Fest all set for take-off
THE sky's the limit for Hong Kong Youth Arts Festival, says its organiser Lindsey McAlister.
And she should know for she brought the project to fruition almost single-handedly last year.
Now the 11-day extravaganza which begins in four days is bulging with more than 100 performances from 140 schools and community groups - more than twice last year's number.
It is this remarkable participation which marks the festival as something different - for it encourages the children to do their own experiments with art.
The festival has drawn budding talent from many cultures from the Discovery Bay International School to the Baha'i Youth Group, all aged between five and 25. And Ms McAlister is particularly excited that 90 local Chinese schools are joining in this time.
'The festival is bilingual and is not merely for the English-speaking students,' she said. 'Chinese students are dipping their toes in visual arts, and hopefully they'll expand their involvement in stage performances next time.' However, getting the territory's young people to believe they could create their own art has proved much easier than getting others to believe in the festival.

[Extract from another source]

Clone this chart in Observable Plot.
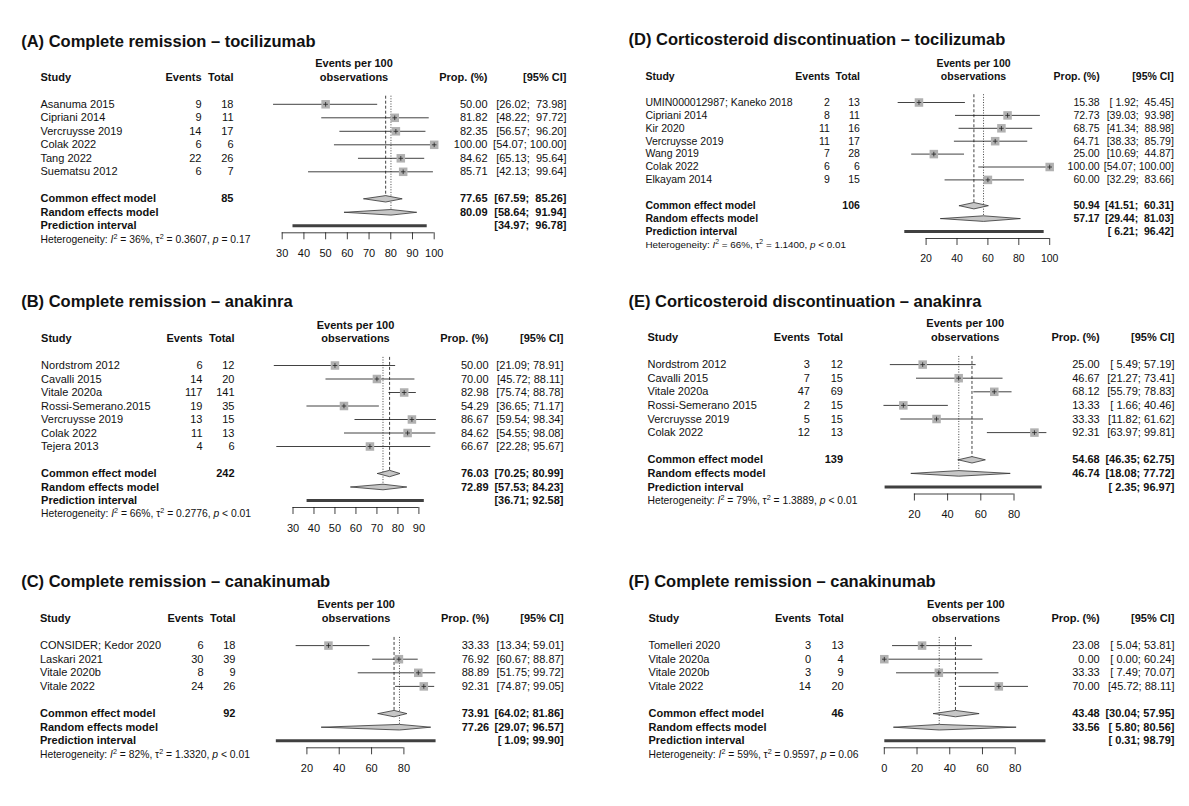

The event relies solely on ticket sales for cash. It has yet to receive support from commercial sponsors and the Government's Arts Development Council, though the Regional Council has provided free venues.
'We're disappointed at the Government's reluctance to commit to this young but worthwhile project,' said Maggie Fung Kwok Ching-yee, executive director of Business For Art, an organisation that helps Ms McAlister look for sponsors.
'But without the needed support, we aren't sure if there'll be another festival next year.' True to its slogan, 'Bringing Art To You', this year's festival has two ambitious projects. The District Youth Theatre Initiative has offered small grants to district art groups to encourage them to create performances for their local communities.
The Artists In Schools Programme, on the other hand, has invited nine professional artists to work with teachers and students in 17 schools in such mediums as mime, drawing, pottery, drama and stage management.
The festival has even provided an opportunity for an exchange with Australia's Canberra Youth Theatre Company who will perform the fantasy, Piper At The Gates Of Hell.
Some other highlights include theatrical works Earth Story, Peach-Blossoms Eyes, Nightmares, Fine Feline Friends, Lakota and Black Verse, a poetry presentation on the darker side of human nature.
Lending extra strength to the festival are the energetic Chung Ying Theatre and City Contemporary Dance Company who will conduct workshop-cum-performance projects with schools and universities.